§ RAW DATA
○ ○ ○ ○ ○ ○ ○

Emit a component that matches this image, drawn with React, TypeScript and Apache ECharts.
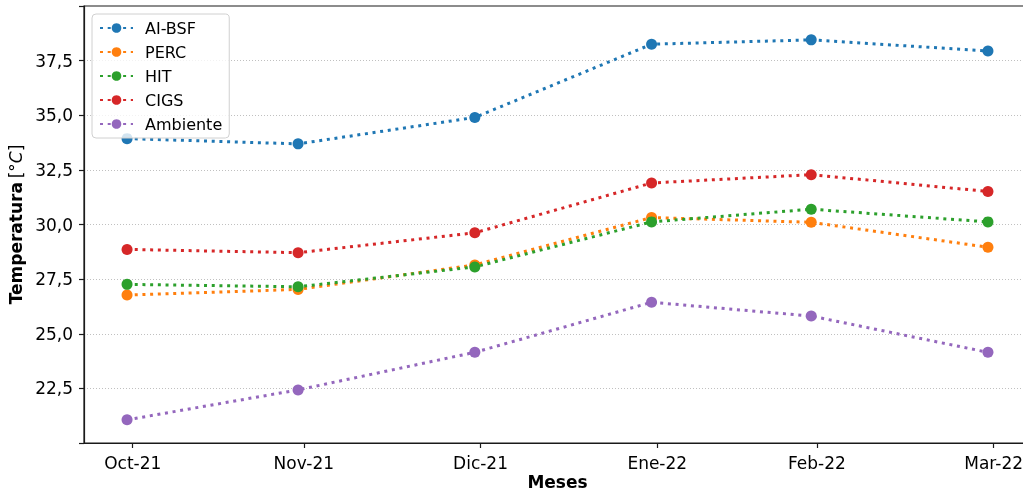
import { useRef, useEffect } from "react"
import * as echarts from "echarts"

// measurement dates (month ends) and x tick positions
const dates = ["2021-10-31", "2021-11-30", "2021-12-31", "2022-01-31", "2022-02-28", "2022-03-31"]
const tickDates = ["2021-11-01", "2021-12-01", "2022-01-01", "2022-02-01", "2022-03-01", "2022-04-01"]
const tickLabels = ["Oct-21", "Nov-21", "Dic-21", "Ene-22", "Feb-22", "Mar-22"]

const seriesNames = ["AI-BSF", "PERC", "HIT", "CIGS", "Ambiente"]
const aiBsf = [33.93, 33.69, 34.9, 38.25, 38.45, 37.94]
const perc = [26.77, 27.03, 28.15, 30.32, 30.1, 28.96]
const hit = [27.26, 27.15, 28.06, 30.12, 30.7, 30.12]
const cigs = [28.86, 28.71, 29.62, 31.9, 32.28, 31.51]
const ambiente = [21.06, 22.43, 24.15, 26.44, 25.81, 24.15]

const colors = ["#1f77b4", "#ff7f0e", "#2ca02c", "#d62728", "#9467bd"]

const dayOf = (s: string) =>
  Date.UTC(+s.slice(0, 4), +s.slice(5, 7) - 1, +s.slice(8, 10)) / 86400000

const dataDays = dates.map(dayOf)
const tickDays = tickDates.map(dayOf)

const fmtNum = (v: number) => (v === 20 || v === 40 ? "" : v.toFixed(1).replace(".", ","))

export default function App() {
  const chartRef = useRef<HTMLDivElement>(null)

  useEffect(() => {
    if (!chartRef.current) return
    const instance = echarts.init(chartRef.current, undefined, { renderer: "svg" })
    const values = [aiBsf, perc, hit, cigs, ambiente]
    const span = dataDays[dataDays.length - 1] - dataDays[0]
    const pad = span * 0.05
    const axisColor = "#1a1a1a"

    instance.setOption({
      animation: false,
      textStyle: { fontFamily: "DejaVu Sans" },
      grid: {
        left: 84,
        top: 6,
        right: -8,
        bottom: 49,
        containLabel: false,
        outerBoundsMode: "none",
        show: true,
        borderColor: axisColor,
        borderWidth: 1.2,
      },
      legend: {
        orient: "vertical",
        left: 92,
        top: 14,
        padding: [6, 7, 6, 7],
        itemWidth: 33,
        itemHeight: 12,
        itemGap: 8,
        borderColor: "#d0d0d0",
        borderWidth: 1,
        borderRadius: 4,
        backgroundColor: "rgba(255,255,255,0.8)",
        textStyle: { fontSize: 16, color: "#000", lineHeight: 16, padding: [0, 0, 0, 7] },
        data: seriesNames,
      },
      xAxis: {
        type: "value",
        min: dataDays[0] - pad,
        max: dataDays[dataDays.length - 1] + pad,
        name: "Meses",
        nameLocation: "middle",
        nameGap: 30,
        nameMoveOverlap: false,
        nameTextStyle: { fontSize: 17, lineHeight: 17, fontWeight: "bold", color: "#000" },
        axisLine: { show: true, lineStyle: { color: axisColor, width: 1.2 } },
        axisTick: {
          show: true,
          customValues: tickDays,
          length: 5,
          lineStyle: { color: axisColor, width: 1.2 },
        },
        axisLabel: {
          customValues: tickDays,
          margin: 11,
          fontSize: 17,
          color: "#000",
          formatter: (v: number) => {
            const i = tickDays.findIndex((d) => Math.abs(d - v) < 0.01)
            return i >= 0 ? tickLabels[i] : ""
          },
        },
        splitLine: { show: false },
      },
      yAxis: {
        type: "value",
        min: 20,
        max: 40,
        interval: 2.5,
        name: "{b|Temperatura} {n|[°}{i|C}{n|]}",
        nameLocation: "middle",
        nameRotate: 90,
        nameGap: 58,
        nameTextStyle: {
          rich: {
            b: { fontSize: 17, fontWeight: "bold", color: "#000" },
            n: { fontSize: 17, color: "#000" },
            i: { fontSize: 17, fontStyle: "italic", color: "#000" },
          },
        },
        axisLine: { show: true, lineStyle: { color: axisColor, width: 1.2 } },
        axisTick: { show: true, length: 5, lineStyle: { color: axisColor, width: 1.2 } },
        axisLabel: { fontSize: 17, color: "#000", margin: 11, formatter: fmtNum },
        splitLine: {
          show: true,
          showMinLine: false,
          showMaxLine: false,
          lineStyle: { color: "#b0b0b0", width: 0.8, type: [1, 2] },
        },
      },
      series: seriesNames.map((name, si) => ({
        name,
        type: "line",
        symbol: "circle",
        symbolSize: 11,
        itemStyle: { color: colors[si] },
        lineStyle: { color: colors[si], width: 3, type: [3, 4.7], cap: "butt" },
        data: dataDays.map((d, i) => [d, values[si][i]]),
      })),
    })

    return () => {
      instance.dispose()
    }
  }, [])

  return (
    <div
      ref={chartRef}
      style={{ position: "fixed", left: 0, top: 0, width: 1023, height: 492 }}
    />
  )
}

○ ○ ○ ○ ○ ○ ○

§ WRITTEN TASK
Output an exact copy of the material, with the pictures removed.

§ ANSWER FOR THIS EXERCISE
Emit a component that matches this image, drawn with React, TypeScript and Apache ECharts.
import { useRef, useEffect } from "react"
import * as echarts from "echarts"

// measurement dates (month ends) and x tick positions
const dates = ["2021-10-31", "2021-11-30", "2021-12-31", "2022-01-31", "2022-02-28", "2022-03-31"]
const tickDates = ["2021-11-01", "2021-12-01", "2022-01-01", "2022-02-01", "2022-03-01", "2022-04-01"]
const tickLabels = ["Oct-21", "Nov-21", "Dic-21", "Ene-22", "Feb-22", "Mar-22"]

const seriesNames = ["AI-BSF", "PERC", "HIT", "CIGS", "Ambiente"]
const aiBsf = [33.93, 33.69, 34.9, 38.25, 38.45, 37.94]
const perc = [26.77, 27.03, 28.15, 30.32, 30.1, 28.96]
const hit = [27.26, 27.15, 28.06, 30.12, 30.7, 30.12]
const cigs = [28.86, 28.71, 29.62, 31.9, 32.28, 31.51]
const ambiente = [21.06, 22.43, 24.15, 26.44, 25.81, 24.15]

const colors = ["#1f77b4", "#ff7f0e", "#2ca02c", "#d62728", "#9467bd"]

const dayOf = (s: string) =>
  Date.UTC(+s.slice(0, 4), +s.slice(5, 7) - 1, +s.slice(8, 10)) / 86400000

const dataDays = dates.map(dayOf)
const tickDays = tickDates.map(dayOf)

const fmtNum = (v: number) => (v === 20 || v === 40 ? "" : v.toFixed(1).replace(".", ","))

export default function App() {
  const chartRef = useRef<HTMLDivElement>(null)

  useEffect(() => {
    if (!chartRef.current) return
    const instance = echarts.init(chartRef.current, undefined, { renderer: "svg" })
    const values = [aiBsf, perc, hit, cigs, ambiente]
    const span = dataDays[dataDays.length - 1] - dataDays[0]
    const pad = span * 0.05
    const axisColor = "#1a1a1a"

    instance.setOption({
      animation: false,
      textStyle: { fontFamily: "DejaVu Sans" },
      grid: {
        left: 84,
        top: 6,
        right: -8,
        bottom: 49,
        containLabel: false,
        outerBoundsMode: "none",
        show: true,
        borderColor: axisColor,
        borderWidth: 1.2,
      },
      legend: {
        orient: "vertical",
        left: 92,
        top: 14,
        padding: [6, 7, 6, 7],
        itemWidth: 33,
        itemHeight: 12,
        itemGap: 8,
        borderColor: "#d0d0d0",
        borderWidth: 1,
        borderRadius: 4,
        backgroundColor: "rgba(255,255,255,0.8)",
        textStyle: { fontSize: 16, color: "#000", lineHeight: 16, padding: [0, 0, 0, 7] },
        data: seriesNames,
      },
      xAxis: {
        type: "value",
        min: dataDays[0] - pad,
        max: dataDays[dataDays.length - 1] + pad,
        name: "Meses",
        nameLocation: "middle",
        nameGap: 30,
        nameMoveOverlap: false,
        nameTextStyle: { fontSize: 17, lineHeight: 17, fontWeight: "bold", color: "#000" },
        axisLine: { show: true, lineStyle: { color: axisColor, width: 1.2 } },
        axisTick: {
          show: true,
          customValues: tickDays,
          length: 5,
          lineStyle: { color: axisColor, width: 1.2 },
        },
        axisLabel: {
          customValues: tickDays,
          margin: 11,
          fontSize: 17,
          color: "#000",
          formatter: (v: number) => {
            const i = tickDays.findIndex((d) => Math.abs(d - v) < 0.01)
            return i >= 0 ? tickLabels[i] : ""
          },
        },
        splitLine: { show: false },
      },
      yAxis: {
        type: "value",
        min: 20,
        max: 40,
        interval: 2.5,
        name: "{b|Temperatura} {n|[°}{i|C}{n|]}",
        nameLocation: "middle",
        nameRotate: 90,
        nameGap: 58,
        nameTextStyle: {
          rich: {
            b: { fontSize: 17, fontWeight: "bold", color: "#000" },
            n: { fontSize: 17, color: "#000" },
            i: { fontSize: 17, fontStyle: "italic", color: "#000" },
          },
        },
        axisLine: { show: true, lineStyle: { color: axisColor, width: 1.2 } },
        axisTick: { show: true, length: 5, lineStyle: { color: axisColor, width: 1.2 } },
        axisLabel: { fontSize: 17, color: "#000", margin: 11, formatter: fmtNum },
        splitLine: {
          show: true,
          showMinLine: false,
          showMaxLine: false,
          lineStyle: { color: "#b0b0b0", width: 0.8, type: [1, 2] },
        },
      },
      series: seriesNames.map((name, si) => ({
        name,
        type: "line",
        symbol: "circle",
        symbolSize: 11,
        itemStyle: { color: colors[si] },
        lineStyle: { color: colors[si], width: 3, type: [3, 4.7], cap: "butt" },
        data: dataDays.map((d, i) => [d, values[si][i]]),
      })),
    })

    return () => {
      instance.dispose()
    }
  }, [])

  return (
    <div
      ref={chartRef}
      style={{ position: "fixed", left: 0, top: 0, width: 1023, height: 492 }}
    />
  )
}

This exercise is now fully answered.